--- Start Dataset records ---
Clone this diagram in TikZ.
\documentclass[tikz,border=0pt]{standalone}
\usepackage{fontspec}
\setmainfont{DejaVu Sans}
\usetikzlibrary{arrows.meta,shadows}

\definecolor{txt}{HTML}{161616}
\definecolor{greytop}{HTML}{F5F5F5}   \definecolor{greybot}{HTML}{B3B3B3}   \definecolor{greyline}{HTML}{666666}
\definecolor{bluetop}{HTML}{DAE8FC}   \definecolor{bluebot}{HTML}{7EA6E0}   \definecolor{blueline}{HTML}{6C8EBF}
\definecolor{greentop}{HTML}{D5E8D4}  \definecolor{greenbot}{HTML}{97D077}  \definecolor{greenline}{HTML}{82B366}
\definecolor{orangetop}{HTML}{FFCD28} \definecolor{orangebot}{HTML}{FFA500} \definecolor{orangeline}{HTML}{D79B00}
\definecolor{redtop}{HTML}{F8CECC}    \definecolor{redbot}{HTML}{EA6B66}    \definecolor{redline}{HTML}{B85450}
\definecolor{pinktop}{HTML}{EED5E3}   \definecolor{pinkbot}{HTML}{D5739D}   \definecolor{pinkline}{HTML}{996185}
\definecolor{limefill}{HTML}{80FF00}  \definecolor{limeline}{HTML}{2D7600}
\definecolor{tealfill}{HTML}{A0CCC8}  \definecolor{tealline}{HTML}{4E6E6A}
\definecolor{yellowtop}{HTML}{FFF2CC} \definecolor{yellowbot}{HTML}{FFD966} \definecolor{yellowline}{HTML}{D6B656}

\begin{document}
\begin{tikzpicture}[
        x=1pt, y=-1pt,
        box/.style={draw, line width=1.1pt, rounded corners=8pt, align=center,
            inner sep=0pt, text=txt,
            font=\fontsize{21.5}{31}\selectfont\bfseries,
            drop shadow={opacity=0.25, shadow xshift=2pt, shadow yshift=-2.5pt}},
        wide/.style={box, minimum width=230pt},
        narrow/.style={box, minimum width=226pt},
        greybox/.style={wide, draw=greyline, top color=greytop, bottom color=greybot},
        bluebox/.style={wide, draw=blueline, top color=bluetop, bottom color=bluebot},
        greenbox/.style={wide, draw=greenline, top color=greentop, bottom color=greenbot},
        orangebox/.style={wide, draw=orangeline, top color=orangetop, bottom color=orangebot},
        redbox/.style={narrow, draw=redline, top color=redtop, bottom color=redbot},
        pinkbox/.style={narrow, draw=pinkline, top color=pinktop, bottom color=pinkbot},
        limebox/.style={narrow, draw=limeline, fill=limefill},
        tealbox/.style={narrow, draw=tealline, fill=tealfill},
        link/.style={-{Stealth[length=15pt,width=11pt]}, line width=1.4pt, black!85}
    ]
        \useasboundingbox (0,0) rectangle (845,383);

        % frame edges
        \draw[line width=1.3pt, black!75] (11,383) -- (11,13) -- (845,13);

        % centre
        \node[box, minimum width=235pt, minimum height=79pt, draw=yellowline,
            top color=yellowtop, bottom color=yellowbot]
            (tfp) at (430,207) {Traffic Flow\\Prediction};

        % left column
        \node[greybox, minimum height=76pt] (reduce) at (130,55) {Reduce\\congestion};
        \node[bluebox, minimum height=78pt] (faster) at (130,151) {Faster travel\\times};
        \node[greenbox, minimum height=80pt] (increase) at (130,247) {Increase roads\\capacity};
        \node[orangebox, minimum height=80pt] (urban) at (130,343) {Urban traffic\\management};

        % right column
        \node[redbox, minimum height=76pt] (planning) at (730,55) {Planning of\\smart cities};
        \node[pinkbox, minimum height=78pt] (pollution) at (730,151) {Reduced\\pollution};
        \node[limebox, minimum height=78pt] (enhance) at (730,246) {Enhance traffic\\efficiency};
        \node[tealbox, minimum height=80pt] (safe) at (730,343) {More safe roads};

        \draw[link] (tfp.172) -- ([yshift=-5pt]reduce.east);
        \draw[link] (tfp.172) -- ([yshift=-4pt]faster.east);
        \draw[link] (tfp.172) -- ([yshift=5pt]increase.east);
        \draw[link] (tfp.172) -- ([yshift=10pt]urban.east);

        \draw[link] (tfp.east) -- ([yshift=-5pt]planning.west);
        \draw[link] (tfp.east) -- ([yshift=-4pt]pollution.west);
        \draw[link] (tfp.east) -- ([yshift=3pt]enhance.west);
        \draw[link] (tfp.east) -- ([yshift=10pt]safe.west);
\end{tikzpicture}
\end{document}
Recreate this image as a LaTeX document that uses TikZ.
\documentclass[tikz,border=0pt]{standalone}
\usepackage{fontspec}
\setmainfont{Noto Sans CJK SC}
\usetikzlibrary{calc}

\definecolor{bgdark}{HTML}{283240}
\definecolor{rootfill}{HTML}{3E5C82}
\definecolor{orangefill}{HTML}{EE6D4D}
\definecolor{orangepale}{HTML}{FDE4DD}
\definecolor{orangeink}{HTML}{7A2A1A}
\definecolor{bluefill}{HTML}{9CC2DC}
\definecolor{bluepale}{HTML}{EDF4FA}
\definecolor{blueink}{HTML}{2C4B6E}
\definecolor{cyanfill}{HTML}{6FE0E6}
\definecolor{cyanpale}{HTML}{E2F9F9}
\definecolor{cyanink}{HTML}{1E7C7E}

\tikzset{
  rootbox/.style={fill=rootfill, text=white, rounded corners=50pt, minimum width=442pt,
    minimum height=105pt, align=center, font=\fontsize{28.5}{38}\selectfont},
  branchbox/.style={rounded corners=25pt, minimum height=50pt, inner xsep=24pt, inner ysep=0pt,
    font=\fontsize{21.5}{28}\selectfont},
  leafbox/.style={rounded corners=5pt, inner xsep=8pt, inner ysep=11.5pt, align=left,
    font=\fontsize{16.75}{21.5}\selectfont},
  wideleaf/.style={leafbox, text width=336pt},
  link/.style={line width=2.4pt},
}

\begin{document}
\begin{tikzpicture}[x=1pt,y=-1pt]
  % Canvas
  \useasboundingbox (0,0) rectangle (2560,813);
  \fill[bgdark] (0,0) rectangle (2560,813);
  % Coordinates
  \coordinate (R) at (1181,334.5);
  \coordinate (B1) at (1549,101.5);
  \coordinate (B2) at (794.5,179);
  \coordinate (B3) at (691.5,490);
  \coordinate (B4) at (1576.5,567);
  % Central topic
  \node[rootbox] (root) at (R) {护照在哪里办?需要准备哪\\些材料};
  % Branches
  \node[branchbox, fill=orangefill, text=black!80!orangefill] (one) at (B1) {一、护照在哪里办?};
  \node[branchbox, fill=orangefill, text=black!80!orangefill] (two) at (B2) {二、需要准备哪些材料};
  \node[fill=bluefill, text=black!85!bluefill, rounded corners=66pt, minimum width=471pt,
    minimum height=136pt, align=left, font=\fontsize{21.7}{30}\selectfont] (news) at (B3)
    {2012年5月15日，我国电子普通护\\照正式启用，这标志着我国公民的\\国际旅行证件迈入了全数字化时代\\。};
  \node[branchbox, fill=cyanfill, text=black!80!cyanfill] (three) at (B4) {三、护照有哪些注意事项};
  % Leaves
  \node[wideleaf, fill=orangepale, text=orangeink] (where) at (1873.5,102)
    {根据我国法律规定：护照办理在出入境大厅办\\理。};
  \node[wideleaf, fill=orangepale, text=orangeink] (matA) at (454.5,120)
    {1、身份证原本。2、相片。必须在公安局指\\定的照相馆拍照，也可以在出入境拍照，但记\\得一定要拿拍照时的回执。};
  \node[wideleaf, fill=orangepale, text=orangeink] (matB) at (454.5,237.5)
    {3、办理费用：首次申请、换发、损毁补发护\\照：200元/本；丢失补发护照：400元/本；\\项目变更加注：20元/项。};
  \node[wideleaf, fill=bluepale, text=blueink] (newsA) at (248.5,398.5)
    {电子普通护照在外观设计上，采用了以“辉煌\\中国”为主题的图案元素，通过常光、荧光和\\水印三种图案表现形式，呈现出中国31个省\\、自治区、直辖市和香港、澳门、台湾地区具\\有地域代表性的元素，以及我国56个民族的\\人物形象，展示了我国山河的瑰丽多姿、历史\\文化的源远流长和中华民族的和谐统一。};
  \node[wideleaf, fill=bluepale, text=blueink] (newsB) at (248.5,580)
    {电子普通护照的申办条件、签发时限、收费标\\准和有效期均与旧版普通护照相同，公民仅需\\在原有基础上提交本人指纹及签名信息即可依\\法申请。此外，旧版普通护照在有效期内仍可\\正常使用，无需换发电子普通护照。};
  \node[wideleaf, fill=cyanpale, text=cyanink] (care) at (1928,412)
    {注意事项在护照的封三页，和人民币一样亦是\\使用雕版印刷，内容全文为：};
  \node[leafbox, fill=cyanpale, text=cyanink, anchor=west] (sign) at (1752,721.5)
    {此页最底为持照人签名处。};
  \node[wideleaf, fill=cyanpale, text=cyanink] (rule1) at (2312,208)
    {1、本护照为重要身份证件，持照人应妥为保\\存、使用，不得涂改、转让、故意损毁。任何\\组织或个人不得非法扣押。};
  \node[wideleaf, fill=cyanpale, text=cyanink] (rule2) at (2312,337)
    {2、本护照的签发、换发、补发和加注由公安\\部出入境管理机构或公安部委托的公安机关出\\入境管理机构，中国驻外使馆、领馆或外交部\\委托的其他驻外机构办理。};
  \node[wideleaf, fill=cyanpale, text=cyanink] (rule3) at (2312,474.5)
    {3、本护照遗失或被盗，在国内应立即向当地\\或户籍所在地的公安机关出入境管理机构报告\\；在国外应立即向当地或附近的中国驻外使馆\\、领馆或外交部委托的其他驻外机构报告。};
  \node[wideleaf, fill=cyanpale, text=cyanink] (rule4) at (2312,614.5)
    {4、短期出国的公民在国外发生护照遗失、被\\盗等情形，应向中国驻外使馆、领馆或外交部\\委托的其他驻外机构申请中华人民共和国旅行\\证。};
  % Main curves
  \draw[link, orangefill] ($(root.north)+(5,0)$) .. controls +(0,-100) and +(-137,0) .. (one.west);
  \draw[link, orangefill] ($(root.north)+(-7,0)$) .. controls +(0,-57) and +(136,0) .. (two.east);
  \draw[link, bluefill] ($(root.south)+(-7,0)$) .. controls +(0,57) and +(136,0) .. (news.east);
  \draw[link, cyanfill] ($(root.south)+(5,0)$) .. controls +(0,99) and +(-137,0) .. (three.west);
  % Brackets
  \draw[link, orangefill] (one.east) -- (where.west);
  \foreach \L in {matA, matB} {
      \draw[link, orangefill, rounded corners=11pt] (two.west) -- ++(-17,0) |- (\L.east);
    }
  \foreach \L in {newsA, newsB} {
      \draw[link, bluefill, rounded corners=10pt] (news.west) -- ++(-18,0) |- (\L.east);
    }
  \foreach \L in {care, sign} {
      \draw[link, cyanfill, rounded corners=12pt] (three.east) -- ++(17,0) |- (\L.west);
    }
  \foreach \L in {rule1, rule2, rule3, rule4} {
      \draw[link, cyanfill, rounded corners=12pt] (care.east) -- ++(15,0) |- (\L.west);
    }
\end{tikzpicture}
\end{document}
--- End Dataset records ---
# [Stated exercise]
Gather from the data above every line with the string "this".

# [The response]
Clone this diagram in TikZ.
Recreate this image as a LaTeX document that uses TikZ.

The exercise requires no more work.